Either way the Sioux Falls School District could lose millions of dollars. A five percent cut like Governor Mike Rounds proposed would be $5 million. A 10 percent decrease would take $10 million away from the district.
Those numbers are why the Sioux Falls School District is holding small meetings with parents to talk about the deep impact cuts to state education funding could have at the local level.
"Five million, 10 million, even zero is very difficult to maintain what we have today," Sioux Falls Superintendent Pam Homan said.
Monday night school officials met with a few parents from Robert Frost Elementary School to tell them about the implications of a decrease in funding. Administrators say its too early to pick out any specific areas of the budget that would be hit, but they told the parents that even if they cut the extracurricular activities in the district it wouldn’t equal the ten percent cut that is being talked about.
"If you cut all the athletics it wouldn’t even come near meeting that $10 million. So, we’re just giving that as an example," Sioux Falls School District Business Manager Todd Vik said.
Sioux Falls school officials are also telling parents they don’t have the reserves to cover their cuts like some lawmakers think.
"Our efforts are to help people understand that we don’t have a pot of money if you will, undesignated, to carry us through the day," Homan said.
The state won’t allow districts to have more than 25 percent of their budget in reserves. Sioux Falls has 18 percent in reserves and some of that money is budgeted for use down the road.
"Those are already slotted for other purposes to get through the next five years. Just like the state has a billion dollars in their cash-flow fund.
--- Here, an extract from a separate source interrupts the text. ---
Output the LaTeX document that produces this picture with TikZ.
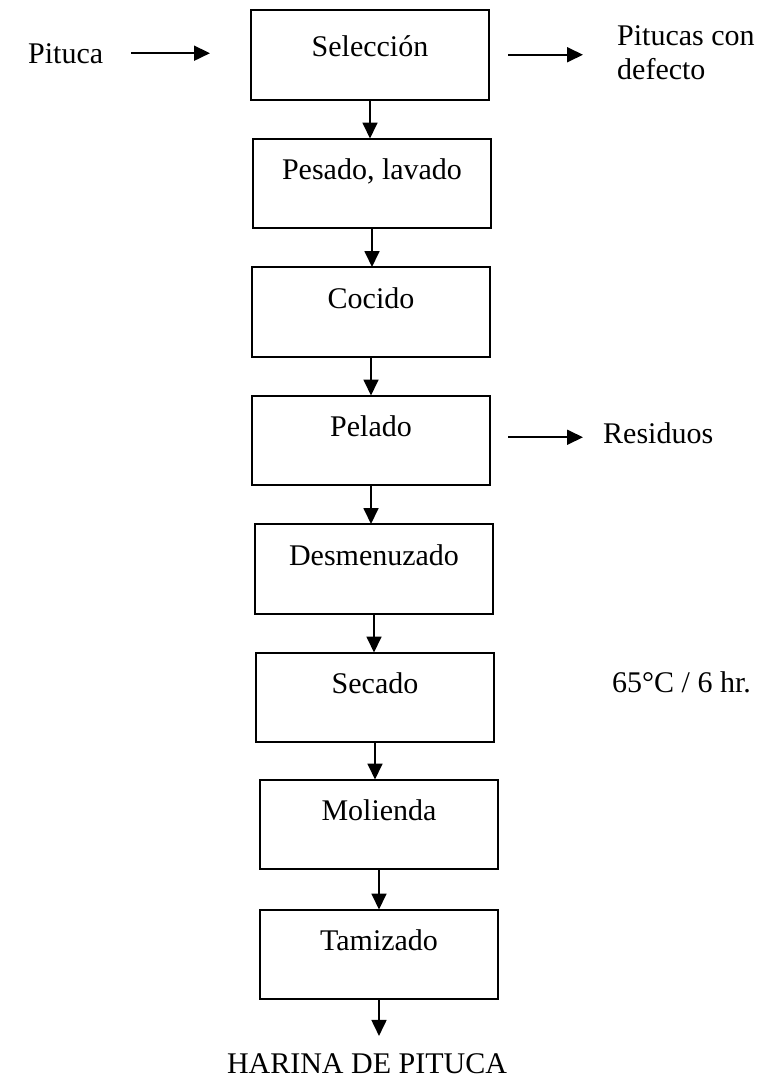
\documentclass[tikz,border=0pt]{standalone}
\usepackage{fontspec}
\setmainfont{Liberation Serif}
\usepackage{tikz}
\usetikzlibrary{arrows.meta,positioning}

\begin{document}
\begin{tikzpicture}[
        x=1pt, y=-1pt,
        node distance=39pt,
        every node/.style={font=\fontsize{30}{34}\selectfont},
        box/.style={rectangle, draw, line width=2pt, outer sep=0pt, minimum width=238pt, inner xsep=0pt, inner ysep=0pt, text height=41pt, text depth=48.5pt},
        txt/.style={inner sep=0pt, align=left},
        arrow/.style={-{Triangle[length=16pt,width=15pt]}, line width=1.8pt}
    ]
        \useasboundingbox (0,0) rectangle (763,1079);

        % Process steps
        \node[box, anchor=north, text height=46pt, text depth=43.5pt] (seleccion) at (370,10) {Selección};
        \node[box, below=of seleccion, xshift=2pt] (pesado) {Pesado, lavado};
        \node[box, below=of pesado, xshift=-1pt] (cocido) {Cocido};
        \node[box, below=of cocido] (pelado) {Pelado};
        \node[box, below=of pelado, xshift=3pt] (desmenuzado) {Desmenuzado};
        \node[box, below=of desmenuzado, xshift=1pt] (secado) {Secado};
        \node[box, below=37.5pt of secado, xshift=4pt] (molienda) {Molienda};
        \node[box, below=40.5pt of molienda] (tamizado) {Tamizado};

        % Inputs and outputs
        \node[txt, anchor=base west] (pituca) at (28,63) {Pituca};
        \node[txt, anchor=north west] (defecto) at (617,25) {Pitucas con\\defecto};
        \node[txt, anchor=base west] (residuos) at (603,443) {Residuos};
        \node[txt, anchor=base west] (temp) at (612,692) {65°C / 6 hr.};
        \node[txt, anchor=base] (harina) at (367,1073) {HARINA DE PITUCA};

        % Arrows
        \draw[arrow] (seleccion) -- (seleccion |- pesado.north);
        \draw[arrow] (pesado) -- (pesado |- cocido.north);
        \draw[arrow] (cocido) -- (cocido |- pelado.north);
        \draw[arrow] (pelado) -- (pelado |- desmenuzado.north);
        \draw[arrow] (desmenuzado) -- (desmenuzado |- secado.north);
        \draw[arrow] (secado) -- (secado |- molienda.north);
        \draw[arrow] (molienda) -- (molienda |- tamizado.north);
        \draw[arrow, shorten >=17pt] (tamizado) -- (tamizado |- harina.north);

        \draw[arrow, shorten <=28pt, shorten >=41pt] (pituca.east) -- (pituca.east -| seleccion.west);
        \draw[arrow, shorten <=19pt, shorten >=34pt] (seleccion.east) -- (seleccion.east -| defecto.west);
        \draw[arrow, shorten <=18pt, shorten >=20pt] ([yshift=3pt]pelado.east) -- ([yshift=3pt]pelado.east -| residuos.west);

    \end{tikzpicture}
\end{document}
They have 700 or some million dollars in trust funds. They have uses for those. We have designated uses for what they call our fund balance," Vik said.
The bottom line is Sioux Falls officials say if any cuts to state funding go through it’s going to mean tough cuts back home.
By law schools are supposed to get a 1.3 percent increase in funding this year. In Sioux Falls officials say anything less than that will be a huge hit.